Hideous Kinky begins as a small, cheerful, autobiographical novel following the Thurber variation on Wordsworth: “Humor is emotional chaos recollected in tranquillity.” In the mid-Sixties two girls, aged five and seven, travel with their mother from London, where “there were a lot of people waiting to be given mantras,” to Marrakech. They are accompanied by John, their mother’s boyfriend, and Maretta, John’s wife.

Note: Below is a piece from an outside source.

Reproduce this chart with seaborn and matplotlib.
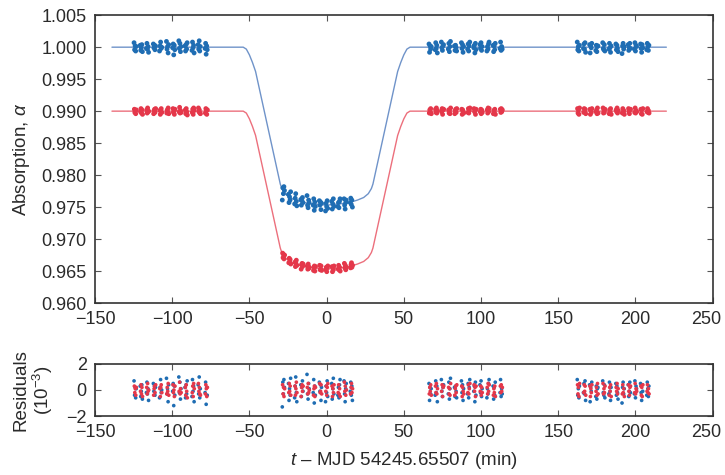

The novel’s title is the only phrase Maretta has spoken in the sisters’ hearing, and the words are among the sisters’ favorites, the source of an occasional chant, game, or judgment: “One of the shepherds whistled and the dogs slunk to the ground. Bea raised an eyebrow as she passed me. ‘Hideous kinky,’ she whispered.” Esther Freud’s vocabulary and tone veer easily from the childlike for her younger, unnamed self—“he’d magicked a sweet…out of a pipe for me”—to the more sophisticated, when she is recounting dialogue or circumstances beyond a child’s comprehension.

One senses, beneath the surface, Mum and John’s exhilaration, silliness, and desperation as they try to get to Tangier. When the van breaks down, John stares commandingly at the engine: “‘Actually, I haven’t a clue what I’m doing,’ he said eventually, and he and Mum began to giggle.” Esther Freud’s account of the rising tension is deceptively simple:

“Maretta would you like some soup?”

She turned her face away.

My mother’s hand began to tremble. It made the spoon rattle on the tin side of the bowl as she stretched it out to her.

We waited.

“Well, all the more for us,” she said finally, pouring the soup back into the pot. Her voice was high and tight. Maretta smiled serenely.

A truck roared by. A wave of hot and cold laughter swept over me and I bit my lip and stirred my spoon noisily.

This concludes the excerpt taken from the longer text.